La négociation fait partie d’un rite où chacun pense être le plus malin. Prendre un air dégoûté tout en demandant « combien » ne marche plus depuis longtemps. Acheteurs et vendeurs sont des habitués qui souvent se connaissent et les transactions sont finalement assez rapides. Tel livre affiché à sept partira à cinq et chacun le sait d’avance, à la seule condition d’y mettre un peu les formes. Rarement, le vendeur ignore la valeur de ce qu’il vend mais cela arrive. Telle « Revue Blanche » est partie un jour à un euro et cinquante centimes tandis qu’un stand plus loin un numéro équivalent s’affichait sans complexes à plus de cent cinquante euros. De mémoire de chineur c’est arrivé une fois en cinq ans. Les plus efficaces, les meilleurs, ceux qui viennent au déballage du samedi matin, qui plongent la tête, les mains et le tronc à l’intérieur des caisses en carton en retenant leur respiration, feront plus souvent de meilleures affaires.
En hiver le chaland a de la chance. Il fait son tour, prend son temps, reste une heure et rentre chez lui au moment où le gigot est presque prêt et que la belle famille en est déjà à l’apéritif. Pour ceux qui tiennent leur stand dans les courants d’air gelés, les vêtements superposés augmentent leur tour de taille. La buée sort de leur bouche et ils piétinent afin de se réchauffer. Dès midi et parfois même avant, le vin fait office de renfort calorique. C’est que le métier n’est pas toujours facile et même usant à la longue. Il y a d’ailleurs le marchand de journaux anciens qui a décidé de plier les gaules en profitant d’un changement du mode de gestion du marché selon une décision de la mairie de Paris. Il a pris un magasin pas loin. Espérons que les autres resteront. Il ferait beau voir qu’après les chevaux on achève de la même façon les vendeurs de livres de Vaugirard.
PHB
Marché du livre ancien et d’occasion Georges Brassens, 104, rue Brancion 75015 Paris
Bravo!

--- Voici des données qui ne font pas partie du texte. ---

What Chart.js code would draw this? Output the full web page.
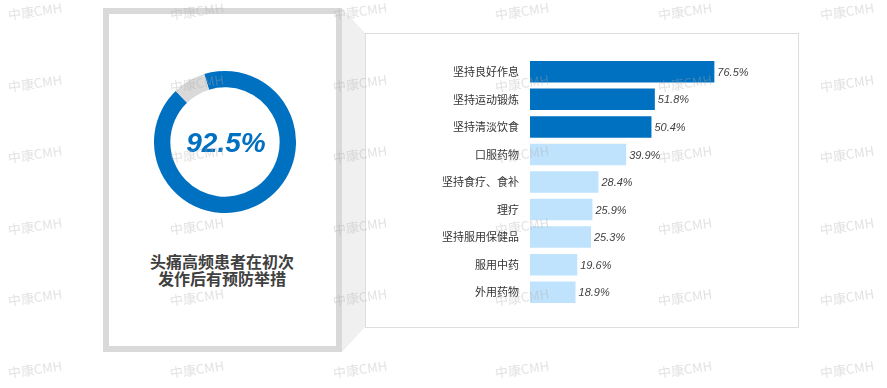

On dirait une nouvelle de Zola ou Flaubert!
Un endroit où le temps s’arrête -temporairement…-, c’est si rare et si précieux.
Habitué des lieux, je croise chaque jour (ou presque) les doigts pour que le grand zéphyr de la modernité et de la rentabilité n’emporte pas sur son passage ce refuge des amoureux de l’écrit et de l’imprimé.